The significant deterioration of neuropsychological test scores following induced hyperammonemia during the inflammatory state, but not after its resolution, suggests that the inflammation and its mediators may be important in modulating the cerebral effect of ammonia in liver disease.

Induced hyperammonemia alters neuropsychology, brain MR spectroscopy and magnetization transfer in cirrhosis

Hyperammonemia is a universal finding after gastrointestinal hemorrhage in cirrhosis. We administered an oral amino acid solution mimicking the hemoglobin molecule to examine neuropsychological changes, brain glutamine levels, and brain magnetization transfer ratio (MTR). Forty-eight metabolically stable patients with cirrhosis and no evidence of "overt" hepatic encephalopathy (HE) were randomized to receive 75 g of amino acid solution or placebo; measurements were performed before and 4 hours after administration. Neuropsychological tests included the Trails B Test, Digit Symbol Substitution Test, memory subtest of the Randt battery, and reaction time. Plasma was collected for ammonia and amino acid measurements, and brain metabolism was studied using proton magnetic resonance (MR) spectroscopy in the first 16 randomized patients. In 7 other patients, MTR was measured. A significant increase in ammonia levels was observed in the amino acid group (amino acid group, 76 +/- 7.3 to 121 +/- 6.4 micromol/L; placebo, 83 +/- 3.3 to 78 +/- 2.9 micromol/L; P <.001). Neuropsychological function improved significantly in the placebo group, but no significant change in neuropsychological function was observed in the amino acid group. Brain glutamate/glutamine (Glx)/creatine (Cr) ratio increased significantly in the amino acid group. MTR decreased significantly from 30 +/-2.9 to 23 +/- 4 (P <.01) after administration of the amino acid solution. In conclusion, an improvement in neuropsychological test results followed placebo, which was not observed in patients administered the amino acid solution. Induced hyperammonemia resulted in an increase in brain Glx/Cr ratio and a decrease in MTR, which may indicate an increase in brain water as the operative mechanism.

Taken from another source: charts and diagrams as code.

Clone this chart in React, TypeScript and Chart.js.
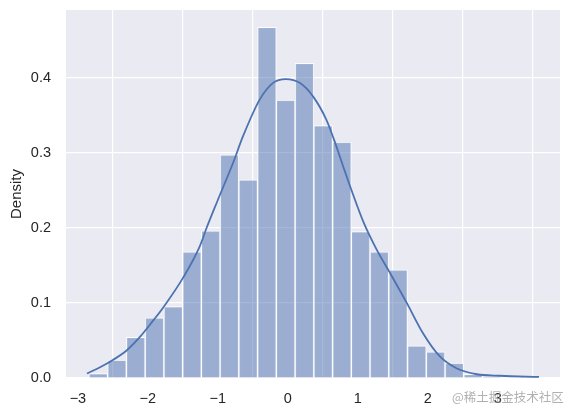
import React, { useEffect, useRef } from "react";
import { Chart, registerables } from "chart.js";

Chart.register(...registerables);

// Histogram bins (centers) and density heights
const binCenters = [
  -2.709, -2.441, -2.173, -1.905, -1.637, -1.369, -1.102, -0.834, -0.566, -0.298,
  -0.030, 0.238, 0.506, 0.774, 1.041, 1.309, 1.577, 1.845, 2.113, 2.381,
  2.649, 2.917, 3.184, 3.452,
];
const binDensity = [
  0.006, 0.024, 0.054, 0.080, 0.095, 0.168, 0.196, 0.297, 0.264, 0.467,
  0.370, 0.419, 0.336, 0.314, 0.195, 0.168, 0.144, 0.043, 0.035, 0.020,
  0.005, 0.002, 0.0, 0.002,
];

// KDE curve
const kdeX = [
  -2.87, -2.69, -2.50, -2.30, -2.11, -1.92, -1.78, -1.50, -1.26, -1.16,
  -1.00, -0.78, -0.64, -0.40, -0.21, -0.03, 0.17, 0.36, 0.55, 0.65,
  0.79, 0.93, 1.08, 1.27, 1.46, 1.70, 1.93, 2.17, 2.41, 2.70,
  3.03, 3.59,
];
const kdeY = [
  0.006, 0.014, 0.024, 0.037, 0.055, 0.077, 0.094, 0.133, 0.175, 0.200,
  0.237, 0.287, 0.322, 0.371, 0.393, 0.398, 0.393, 0.375, 0.344, 0.320,
  0.282, 0.245, 0.208, 0.171, 0.140, 0.100, 0.060, 0.029, 0.013, 0.005,
  0.003, 0.0015,
];

const xTicks = [-3, -2, -1, 0, 1, 2, 3];
const yTicks = [0.0, 0.1, 0.2, 0.3, 0.4];
const yLabel = "Density";
const watermark = "@稀土掘金技术社区";

const FONT = "'Liberation Sans', Arial, sans-serif";
const TEXT = "#262626";

export default function App() {
  const ref = useRef<HTMLCanvasElement | null>(null);

  useEffect(() => {
    if (!ref.current) return;
    const bgPlugin = {
      id: "bgPlugin",
      beforeDraw(chart: any) {
        const { ctx, chartArea } = chart;
        ctx.save();
        ctx.fillStyle = "#EAEAF2";
        ctx.fillRect(chartArea.left, chartArea.top, chartArea.right - chartArea.left, chartArea.bottom - chartArea.top);
        ctx.restore();
      },
      afterDraw(chart: any) {
        const { ctx } = chart;
        ctx.save();
        ctx.font = "12.5px 'Noto Sans CJK SC', sans-serif";
        ctx.fillStyle = "rgba(150,150,150,0.75)";
        ctx.textAlign = "left";
        ctx.textBaseline = "middle";
        ctx.fillText(watermark, 452, 397);
        ctx.restore();
      },
    };

    const chart = new Chart(ref.current, {
      type: "bar",
      data: {
        datasets: [
          {
            type: "line",
            data: kdeX.map((x, i) => ({ x, y: kdeY[i] })),
            borderColor: "#4C72B0",
            borderWidth: 1.8,
            pointRadius: 0,
            cubicInterpolationMode: "monotone",
            fill: false,
            order: 0,
          } as any,
          {
            type: "bar",
            data: binCenters.map((x, i) => ({ x, y: binDensity[i] })),
            backgroundColor: "rgba(76,114,176,0.5)",
            borderColor: "rgba(255,255,255,0.9)",
            borderWidth: 1,
            barPercentage: 1,
            categoryPercentage: 1,
            order: 1,
          } as any,
        ],
      },
      options: {
        animation: false,
        responsive: false,
        layout: { autoPadding: false, padding: { top: 10, right: 11, left: 0, bottom: 0 } },
        plugins: { legend: { display: false }, tooltip: { enabled: false }, title: { display: false } },
        scales: {
          x: {
            type: "linear",
            min: -3.17,
            max: 3.89,
            offset: false,
            afterFit(scale: any) {
              scale.height = 38;
              scale.paddingLeft = 0;
              scale.paddingRight = 0;
            },
            afterBuildTicks(scale: any) {
              scale.ticks = xTicks.map((v) => ({ value: v }));
            },
            ticks: {
              includeBounds: false,
              padding: 12,
              color: TEXT,
              font: { family: FONT, size: 14.5 },
              callback: (v: any) => (Number(v) < 0 ? "\u2212" + Math.abs(Number(v)) : String(v)),
            },
            grid: { color: "#FFFFFF", lineWidth: 1.2, drawTicks: false },
            border: { display: false },
          },
          y: {
            type: "linear",
            min: 0,
            max: 0.49,
            afterFit(scale: any) {
              scale.width = 66;
              scale.paddingTop = 0;
              scale.paddingBottom = 0;
            },
            afterBuildTicks(scale: any) {
              scale.ticks = yTicks.map((v) => ({ value: v }));
            },
            ticks: {
              includeBounds: false,
              padding: 15,
              color: TEXT,
              font: { family: FONT, size: 14.5 },
              callback: (v: any) => Number(v).toFixed(1),
            },
            grid: { color: "#FFFFFF", lineWidth: 1.2, drawTicks: false },
            border: { display: false },
            title: {
              display: true,
              text: yLabel,
              color: TEXT,
              font: { family: FONT, size: 15 },
              padding: { top: 8, bottom: 0 },
            },
          },
        },
      },
      plugins: [bgPlugin],
    });
    return () => chart.destroy();
  }, []);

  return (
    <div style={{ position: "fixed", left: 0, top: 0, width: 571, height: 416, background: "#fff" }}>
      <canvas ref={ref} width={571} height={416} style={{ width: 571, height: 416 }} />
    </div>
  );
}
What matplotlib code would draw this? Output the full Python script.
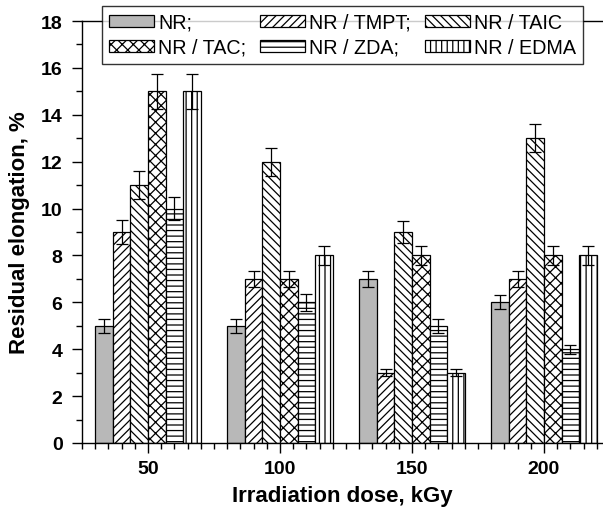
import numpy as np
import matplotlib
matplotlib.use("Agg")
import matplotlib.pyplot as plt
from matplotlib.ticker import MultipleLocator

plt.rcParams['font.family'] = ['Liberation Sans', 'DejaVu Sans']
plt.rcParams['hatch.linewidth'] = 0.9

doses = [50, 100, 150, 200]
labels = ["NR;", "NR / TMPT;", "NR / TAIC", "NR / TAC;", "NR / ZDA;", "NR / EDMA"]

nr = [5, 5, 7, 6]
tmpt = [9, 7, 3, 7]
taic = [11, 12, 9, 13]
tac = [15, 7, 8, 8]
zda = [10, 6, 5, 4]
edma = [15, 8, 3, 8]

nr_err = [0.3, 0.3, 0.35, 0.3]
tmpt_err = [0.5, 0.35, 0.15, 0.35]
taic_err = [0.6, 0.6, 0.45, 0.6]
tac_err = [0.75, 0.35, 0.4, 0.4]
zda_err = [0.5, 0.35, 0.3, 0.2]
edma_err = [0.75, 0.4, 0.15, 0.4]

series = [nr, tmpt, taic, tac, zda, edma]
errors = [nr_err, tmpt_err, taic_err, tac_err, zda_err, edma_err]
hatches = [None, '////', '\\\\\\\\', 'xxx', '---', '|||']
faces = ['#b8b8b8', 'white', 'white', 'white', 'white', 'white']

fig = plt.figure(figsize=(6.03, 5.10), dpi=100)
ax = fig.add_axes([82/603, 1 - 444/510, 520/603, 422/510])

w = 40 / 6
x = np.array(doses, dtype=float)
handles = []
for i, (vals, err) in enumerate(zip(series, errors)):
    pos = x + (i - 2.5) * w
    b = ax.bar(pos, vals, width=w, color=faces[i], edgecolor='black',
               linewidth=0.9, hatch=hatches[i], label=labels[i], zorder=2)
    ax.errorbar(pos, vals, yerr=err, fmt='none', ecolor='black',
                elinewidth=0.9, capsize=4, capthick=0.9, zorder=3)
    handles.append(b)

ax.set_xlim(25, 222)
ax.set_ylim(0, 18)
ax.set_xticks(doses)
ax.xaxis.set_minor_locator(MultipleLocator(5))
ax.yaxis.set_major_locator(MultipleLocator(2))
ax.yaxis.set_minor_locator(MultipleLocator(1))
ax.tick_params(which='major', direction='out', length=7, width=1, labelsize=14, pad=5)
ax.tick_params(axis='y', which='major', pad=7)
ax.tick_params(which='minor', direction='out', length=4, width=1)
for lab in ax.get_xticklabels() + ax.get_yticklabels():
    lab.set_fontweight('bold')
ax.spines['right'].set_visible(False)
for s in ['left', 'bottom', 'top']:
    ax.spines[s].set_linewidth(1)

ax.set_xlabel("Irradiation dose, kGy", fontsize=16, fontweight='bold', labelpad=6)
ax.set_ylabel("Residual elongation, %", fontsize=16, fontweight='bold', labelpad=8)

order = [0, 3, 1, 4, 2, 5]
leg = fig.legend([handles[k] for k in order], [labels[k] for k in order],
                 ncol=3, loc='upper left', bbox_to_anchor=(102/603, 1 - 7/510),
                 fontsize=14.2, frameon=True, fancybox=False, edgecolor='black',
                 handlelength=2.3, handleheight=0.6, handletextpad=0.2,
                 columnspacing=0.7, labelspacing=0.3, borderpad=0.35,
                 borderaxespad=0)
leg.get_frame().set_linewidth(1)

fig.savefig("out.png", dpi=100)
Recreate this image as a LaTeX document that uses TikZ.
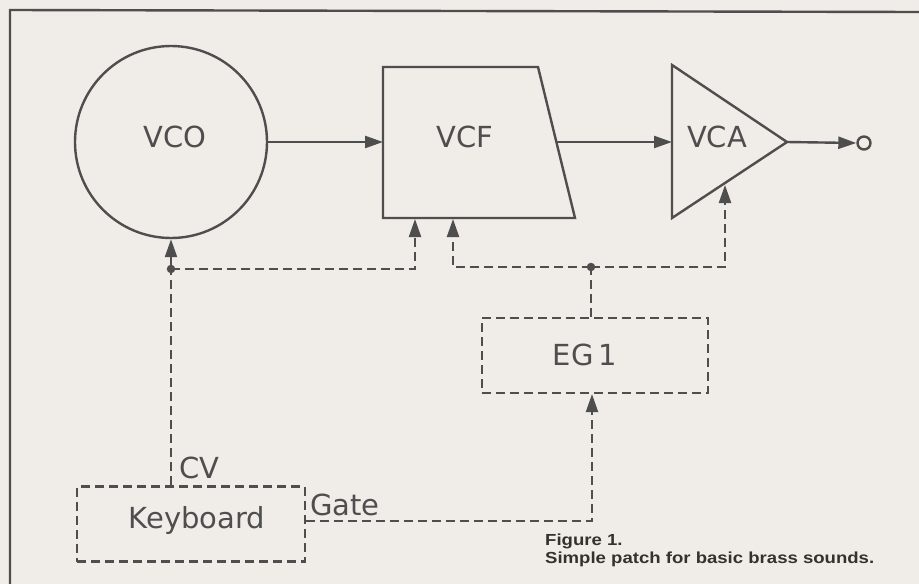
\documentclass[tikz,border=0pt]{standalone}
\usepackage{fontspec}
\usepackage{graphicx}
\usetikzlibrary{arrows.meta}
\setmainfont{DejaVu Sans}
\newfontfamily\capfont{Liberation Sans}
\definecolor{bg}{RGB}{240,236,232}
\definecolor{ink}{RGB}{78,78,78}
\definecolor{capink}{RGB}{50,50,46}
\begin{document}
\begin{tikzpicture}[x=1pt,y=-1pt,
  solidln/.style={draw=ink,line width=2.4pt},
  dline/.style={draw=ink,line width=2.2pt,dash pattern=on 9pt off 5pt},
  arr/.style={-{Triangle[length=18pt,width=12pt]}},
  lbl/.style={text=ink,font=\fontsize{29}{34}\selectfont,inner sep=0pt},
  dbox/.style={dline,rectangle,inner sep=0pt},
  dotnode/.style={circle,fill=ink,inner sep=0pt,minimum size=8.5pt},
  captext/.style={text=capink,font=\capfont\bfseries\fontsize{16}{19}\selectfont,inner sep=0pt,anchor=base west}]
\fill[bg] (0,0) rectangle (919,584);
\useasboundingbox (0,0) rectangle (919,584);
% frame
\draw[solidln] (10,584) -- (10,10) -- (919,12);
% VCO
\node[circle,solidln,minimum size=192pt,inner sep=0pt] (vco) at (171,142) {};
\node[lbl] (vcot) at (175,137) {VCO};
% VCF trapezoid
\coordinate (vcftl) at (383,67);
\coordinate (vcftr) at (538,67);
\coordinate (vcfbr) at (575,218);
\coordinate (vcfbl) at (383,218);
\draw[solidln] (vcftl) -- (vcftr) -- (vcfbr) -- (vcfbl) -- cycle;
\node[lbl] (vcft) at (465,137) {VCF};
\coordinate (vcfin) at (383,142);
\coordinate (vcfout) at (556,142);
\coordinate (vcfc1) at (415,219);
\coordinate (vcfc2) at (453,219);
% VCA triangle
\coordinate (vcat) at (672,65);
\coordinate (vcab) at (672,218);
\coordinate (vcaout) at (787,142);
\draw[solidln] (vcat) -- (vcaout) -- (vcab) -- cycle;
\node[lbl] (vcatxt) at (717,137) {VCA};
\coordinate (vcain) at (672,142);
\coordinate (vcac) at (725,185);
% output
\node[circle,solidln,fill=bg,minimum size=13pt,inner sep=0pt] (out) at (864,143) {};
% audio path
\draw[solidln,arr] (vco.east) -- (vcfin);
\draw[solidln,arr] (vcfout) -- (vcain);
\draw[solidln,arr] (vcaout) -- (out.west);
% keyboard and EG
\node[dbox,minimum width=228pt,minimum height=75pt] (kb) at (191,524) {};
\node[lbl] (kbt) at (197,520) {Keyboard};
\node[dbox,minimum width=226pt,minimum height=75pt] (eg) at (595,355.5) {};
\node[lbl] (egt) at (585,355) {EG\,1};
% control lines
\node[dotnode] (dot1) at (171,269) {};
\node[dotnode] (dot2) at (591,267) {};
\draw[dline,arr] (dot1) -- (vco.south);
\draw[dline,arr] (dot1.center) -| (vcfc1);
\draw[dline] (dot1 |- kb.north) -- (dot1.center);
\draw[dline] (eg.north -| dot2) -- (dot2.center);
\draw[dline,arr] (dot2.center) -| (vcfc2);
\draw[dline,arr] (dot2.center) -| (vcac);
\coordinate (gcorner) at (592,521);
\draw[dline,arr] (kb.east |- gcorner) -- (gcorner) -- (eg.south -| gcorner);
% labels
\node[lbl,anchor=west] (cv) at (179,468) {CV};
\node[lbl,anchor=west] (gate) at (310,505) {Gate};
\node[captext] (fig) at (545,545) {\scalebox{1.16}[1]{Figure 1.}};
\node[captext] (capt) at (545,563) {\scalebox{1.16}[1]{Simple patch for basic brass sounds.}};
\end{tikzpicture}
\end{document}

Ammonia and Alzheimer's disease

Alzheimer's disease (AD) is the most common age-related neurodegenerative disorder. Behavioural, cognitive and memory dysfunctions are characteristic symptoms of AD. The formation of amyloid plaques is currently considered as the key event of AD. Other histological hallmarks of the disease are the formation of fibrillary tangles, astrocytosis, and loss of certain neuronal systems in cortical areas of the brain. A great number of possible aetiologic and pathogenetic factors of AD have been published in the course of the last two decades. Among the toxic factors, which have been considered to contribute to the symptoms and progression of AD, ammonia deserves special interest for the following reasons: (a) Ammonia is formed in nearly all tissues and organs of the vertebrate organism; it is the most common endogenous neurotoxic compounds. Its effects on glutamatergic and GABAergic neuronal systems, the two prevailing neuronal systems of the cortical structures, are known for many years. (b) The impairment of ammonia detoxification invariably leads to severe pathology. Several symptoms and histologic aberrations of hepatic encephalopathy (HE), of which ammonia has been recognised as a pathogenetic factor, resemble those of AD. (c) The excessive formation of ammonia in the brains of AD patients has been demonstrated, and it has been shown that some AD patients exhibit elevated blood ammonia concentrations. (d) There is evidence for the involvement of aberrant lysosomal processing of beta-amyloid precursor protein (beta-APP) in the formation of amyloid deposits. Ammonia is the most important natural modulator of lysosomal protein processing. (e) Inflammatory processes and activation of microglia are widely believed to be implicated in the pathology of AD. Ammonia is able to affect the characteristic functions of microglia, such as endocytosis, and cytokine production. Based on these facts, an ammonia hypothesis of AD has first been suggested in 1993. In the present review old and new observations are discussed, which are in support of the notion that ammonia is a factor able to produce symptoms of AD and to affect the progression of the disease.